● **TASK OBJECTIVE**: Answer with one number only: the number of lines that include the word "Apache".

------ RECORDS SUPPLIED

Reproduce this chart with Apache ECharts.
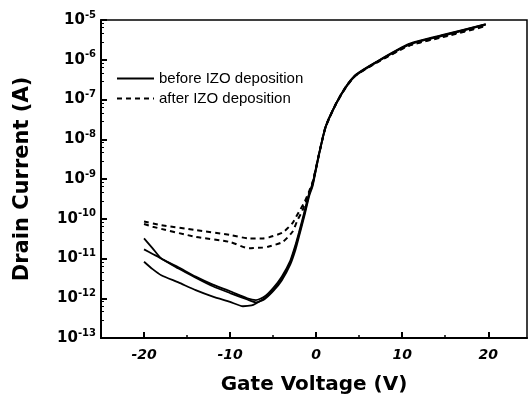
<!DOCTYPE html>
<html>
<head>
<meta charset="utf-8">
<script src="https://cdn.jsdelivr.net/npm/echarts@6/dist/echarts.min.js"></script>
<style>html,body{margin:0;padding:0;background:#fff}#c{width:531px;height:401px}</style>
</head>
<body>
<div id="c"></div>
<script>
// ---- data (gate voltage V, drain current A) ----
var seriesNames = ['before IZO deposition', 'after IZO deposition'];
var xTickValues = [-20, -10, 0, 10, 20];
var xMinorTickValues = [-15, -5, 5, 15];
var yExponents = ['-13', '-12', '-11', '-10', '-9', '-8', '-7', '-6', '-5'];

var beforeV1 = [-20,-19,-18,-16,-14,-12,-10,-8,-7,-6,-5,-4,-3,-2.4,-2,-1.4,-0.8,-0.4,0,0.35,1.1,2.3,3.45,4.6,7,10.8,14.7,19.7];
var beforeI1 = [3.2e-11,1.8e-11,1.0e-11,6.0e-12,3.5e-12,2.2e-12,1.5e-12,1.0e-12,9.0e-13,1.1e-12,1.8e-12,3.5e-12,8.9e-12,2.2e-11,4.5e-11,1.4e-10,4.5e-10,7.9e-10,2.0e-9,4.5e-9,2.1e-8,7.9e-8,2.1e-7,4.2e-7,8.9e-7,2.5e-6,4.2e-6,7.9e-6];

var beforeV2 = [-20,-19,-18,-16,-14,-12,-10,-8,-7,-6,-5,-4,-3,-2.4,-2,-1.4,-0.8,-0.4,0,0.35,1.1,2.3,3.45,4.6,7,10.8,14.7,19.7];
var beforeI2 = [1.7e-11,1.3e-11,1.0e-11,5.6e-12,3.3e-12,2.0e-12,1.35e-12,9.3e-13,7.9e-13,9.5e-13,1.5e-12,2.8e-12,7.1e-12,1.66e-11,3.5e-11,1.1e-10,3.8e-10,6.8e-10,1.8e-9,4.2e-9,2.0e-8,7.6e-8,2.0e-7,4.0e-7,8.6e-7,2.4e-6,4.0e-6,7.6e-6];

var beforeV3 = [-20,-19,-18,-16,-14,-12,-10,-8.5,-7.5,-7,-6,-5,-4,-3,-2.4,-2,-1.4,-0.8,-0.4,0,0.35,1.1,2.3,3.45,4.6,7,10.8,14.7,19.7];
var beforeI3 = [8.3e-12,5.4e-12,3.8e-12,2.5e-12,1.6e-12,1.1e-12,8.1e-13,6.3e-13,6.6e-13,7.4e-13,1.0e-12,1.6e-12,3.2e-12,8.0e-12,2.0e-11,4.0e-11,1.25e-10,4.2e-10,7.4e-10,1.9e-9,4.4e-9,2.05e-8,7.8e-8,2.05e-7,4.1e-7,8.8e-7,2.45e-6,4.1e-6,7.8e-6];

var afterV1 = [-20,-18,-14,-10,-7.8,-6.2,-5.5,-3.9,-2.75,-2,-1.4,-0.8,-0.4,0,0.35,1.1,2.3,3.45,4.6,7,10.8,14.7,19.7];
var afterI1 = [8.5e-11,6.9e-11,5.2e-11,3.9e-11,3.2e-11,3.2e-11,3.4e-11,4.5e-11,7.8e-11,1.5e-10,2.5e-10,5.0e-10,8.5e-10,2.0e-9,4.5e-9,2.1e-8,7.9e-8,2.1e-7,4.1e-7,8.5e-7,2.3e-6,3.8e-6,7.2e-6];

var afterV2 = [-20,-19,-14,-10,-7.8,-6.2,-5.5,-3.9,-2.75,-2.2,-1.6,-1.0,-0.5,0,0.35,1.1,2.3,3.45,4.6,7,10.8,14.7,19.7];
var afterI2 = [7.4e-11,6.3e-11,3.5e-11,2.6e-11,1.8e-11,1.9e-11,2.0e-11,2.6e-11,4.7e-11,8.9e-11,1.6e-10,3.5e-10,7.0e-10,1.9e-9,4.3e-9,2.0e-8,7.6e-8,2.0e-7,4.0e-7,8.3e-7,2.25e-6,3.7e-6,7.0e-6];

function pairs(xs, ys) { return xs.map(function (x, i) { return [x, ys[i]]; }); }

var solidStyle = { color: '#000', width: 1.8, type: 'solid' };
var dashStyle = { color: '#000', width: 2, type: [5, 4] };
function mk(name, xs, ys, style) {
  return { name: name, type: 'line', xAxisIndex: 0, yAxisIndex: 0, data: pairs(xs, ys), showSymbol: false, symbol: 'none',
           smooth: 0.2, lineStyle: style, itemStyle: { color: '#000' }, animation: false };
}
var BOLD = 'DejaVu Sans, Arial, sans-serif';
var REG = 'Liberation Sans, Arial, sans-serif';

var chart = echarts.init(document.getElementById('c'), null, { renderer: 'canvas' });
chart.setOption({
  backgroundColor: '#fff',
  animation: false,
  grid: { left: 101, right: 4, top: 20, bottom: 63, show: true, borderColor: '#000', borderWidth: 1.5 },
  legend: {
    data: seriesNames, orient: 'vertical', left: 111, top: 66, itemWidth: 37, itemHeight: 12, itemGap: 5,
    itemStyle: { color: 'rgba(0,0,0,0)', borderWidth: 0, opacity: 0 },
    textStyle: { fontFamily: REG, fontSize: 15, color: '#000' }
  },
  xAxis: [{
    type: 'value', min: -25, max: 24.5,
    name: 'Gate Voltage (V)', nameLocation: 'middle', nameGap: 37,
    nameTextStyle: { fontFamily: BOLD, fontWeight: 'bold', fontSize: 20, color: '#000' },
    axisLine: { show: true, onZero: false, lineStyle: { color: '#000', width: 2 } },
    axisTick: { show: true, inside: true, length: 6, customValues: xTickValues, lineStyle: { color: '#000', width: 2 } },
    axisLabel: { customValues: xTickValues, margin: 10, fontFamily: BOLD, fontWeight: 'bold', fontStyle: 'italic', fontSize: 14, color: '#000' },
    splitLine: { show: false }
  }, {
    type: 'value', min: -25, max: 24.5, position: 'bottom',
    axisLine: { show: false, onZero: false },
    axisTick: { show: true, inside: true, length: 3, customValues: xMinorTickValues, lineStyle: { color: '#000', width: 1.5 } },
    axisLabel: { show: false }, splitLine: { show: false }
  }],
  yAxis: [{
    type: 'log', logBase: 10, min: 1e-13, max: 1e-5, position: 'left',
    name: 'Drain Current (A)', nameLocation: 'middle', nameGap: 68, nameRotate: 90,
    nameTextStyle: { fontFamily: BOLD, fontWeight: 'bold', fontSize: 21, color: '#000' },
    axisLine: { show: true, onZero: false, lineStyle: { color: '#000', width: 2 } },
    axisTick: { show: true, inside: true, length: 6, lineStyle: { color: '#000', width: 2 } },
    minorTick: { show: true, splitNumber: 5, length: 3, lineStyle: { color: '#000', width: 1 } },
    axisLabel: {
      margin: 5,
      formatter: function (v, idx) {
        var e = yExponents[idx] !== undefined ? yExponents[idx] : String(Math.round(Math.log10(v)));
        return '{b|10}{s|' + e + '}';
      },
      rich: {
        b: { fontFamily: BOLD, fontWeight: 'bold', fontSize: 15, color: '#000', lineHeight: 18 },
        s: { fontFamily: BOLD, fontWeight: 'bold', fontSize: 10, color: '#000', verticalAlign: 'top', padding: [0, 0, 10, 0] }
      }
    },
    splitLine: { show: false }
  }],
  series: [
    mk(seriesNames[0], beforeV1, beforeI1, solidStyle),
    mk(seriesNames[0], beforeV2, beforeI2, solidStyle),
    mk(seriesNames[0], beforeV3, beforeI3, solidStyle),
    mk(seriesNames[1], afterV1, afterI1, dashStyle),
    mk(seriesNames[1], afterV2, afterI2, dashStyle)
  ]
});
</script>
</body>
</html>
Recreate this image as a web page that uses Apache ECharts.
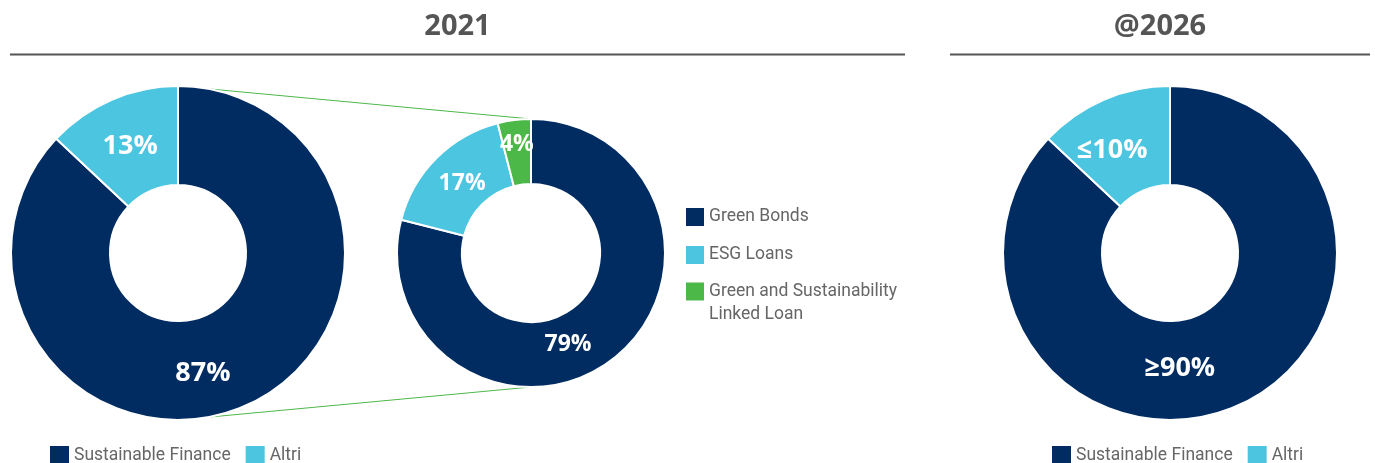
<!DOCTYPE html>
<html><head><meta charset="utf-8">
<script src="https://cdn.jsdelivr.net/npm/echarts@6/dist/echarts.min.js"></script>
<style>html,body{margin:0;padding:0;background:#fff}#c{width:1375px;height:463px}</style>
</head><body><div id="c"></div>
<script>
// ---- data ----
const titles = ['2021', '@2026'];
const financeCategories = ['Sustainable Finance', 'Altri'];
const finance2021Values = [87, 13];
const finance2021Labels = ['87%', '13%'];
const breakdownCategories = ['Green Bonds', 'ESG Loans', 'Green and Sustainability Linked Loan'];
const breakdownLegendLines = ['Green and Sustainability', 'Linked Loan'];
const breakdownValues = [79, 17, 4];
const breakdownLabels = ['79%', '17%', '4%'];
const finance2026Values = [87, 13];
const finance2026Labels = ['≥90%', '≤10%'];

// ---- style / layout ----
const NAVY = '#002c62', LIGHT = '#4cc5e0', GREEN = '#4cb848';
const colorsFinance = [NAVY, LIGHT];
const colorsBreakdown = [NAVY, LIGHT, GREEN];
const L = {cx: 178, cy: 253, r0: 68, r: 167};
const M = {cx: 531, cy: 253, r0: 69, r: 134};
const R = {cx: 1170, cy: 253, r0: 68, r: 167};
const offsL = [[-23, 10], [0, 4]];
const offsM = [[-27, 9], [5, 4], [-1, -5]];
const offsR = [[-38, 5], [-10, 8]];

function items(names, values, labels, colors) {
  return names.map((n, i) => ({
    name: n, value: values[i],
    itemStyle: {color: colors[i]},
    label: {formatter: labels[i]}
  }));
}
function pieSeries(G, data, offs, fs) {
  return {
    type: 'pie', center: [G.cx, G.cy], radius: [G.r0, G.r],
    startAngle: 90, clockwise: true, silent: true, animation: false,
    avoidLabelOverlap: false,
    itemStyle: {borderColor: '#fff', borderWidth: 2},
    label: {show: true, position: 'inside', color: '#fff', fontFamily: 'Open Sans', fontWeight: 'bold', fontSize: fs},
    labelLine: {show: false},
    labelLayout: p => ({dx: offs[p.dataIndex][0], dy: offs[p.dataIndex][1]}),
    emphasis: {disabled: true},
    data: data
  };
}
const legendText = {color: '#666', fontFamily: 'Roboto', fontSize: 17.5};
const legendBase = {icon: 'rect', selectedMode: false, padding: 0, itemStyle: {borderWidth: 0}};
const option = {
  animation: false,
  legend: [
    Object.assign({data: financeCategories, left: 50, top: 446, orient: 'horizontal', itemWidth: 19, itemHeight: 19, itemGap: 15, textStyle: legendText}, legendBase),
    Object.assign({data: breakdownCategories.slice(0, 2), left: 686, top: 205.5, orient: 'vertical', itemWidth: 18, itemHeight: 18, itemGap: 15,
     textStyle: Object.assign({lineHeight: 23}, legendText)}, legendBase),
    Object.assign({data: breakdownCategories.slice(2), left: 686, top: 263.5, orient: 'vertical', itemWidth: 18, itemHeight: 18,
     formatter: () => '{sp| }\n{t|' + breakdownLegendLines[0] + '}\n{t|' + breakdownLegendLines[1] + '}',
     textStyle: Object.assign({rich: {sp: {lineHeight: 23, fontSize: 10}, t: Object.assign({lineHeight: 23}, legendText)}}, legendText)}, legendBase),
    Object.assign({data: financeCategories, left: 1052, top: 446, orient: 'horizontal', itemWidth: 19, itemHeight: 19, itemGap: 15, textStyle: legendText}, legendBase)
  ],
  graphic: [
    {type: 'text', style: {text: titles[0], x: 457.5, y: 27, align: 'center', verticalAlign: 'middle', font: 'bold 29px "Open Sans"', fill: '#555'}},
    {type: 'text', style: {text: titles[1], x: 1160, y: 27, align: 'center', verticalAlign: 'middle', font: 'bold 29px "Open Sans"', fill: '#555'}},
    {type: 'line', shape: {x1: 10, y1: 54.5, x2: 905, y2: 54.5}, style: {stroke: '#555', lineWidth: 2}},
    {type: 'line', shape: {x1: 950, y1: 54.5, x2: 1370, y2: 54.5}, style: {stroke: '#555', lineWidth: 2}},
    {type: 'line', shape: {x1: L.cx, y1: L.cy - L.r, x2: M.cx, y2: M.cy - M.r}, style: {stroke: GREEN, lineWidth: 1}},
    {type: 'line', shape: {x1: L.cx, y1: L.cy + L.r, x2: M.cx, y2: M.cy + M.r}, style: {stroke: GREEN, lineWidth: 1}}
  ],
  series: [
    pieSeries(L, items(financeCategories, finance2021Values, finance2021Labels, colorsFinance), offsL, 27),
    pieSeries(M, items(breakdownCategories, breakdownValues, breakdownLabels, colorsBreakdown), offsM, 23),
    pieSeries(R, items(financeCategories, finance2026Values, finance2026Labels, colorsFinance), offsR, 27)
  ]
};
const chart = echarts.init(document.getElementById('c'), null, {renderer: 'canvas'});
chart.setOption(option);
</script></body></html>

------------

● **WRITTEN SOLUTION**: 2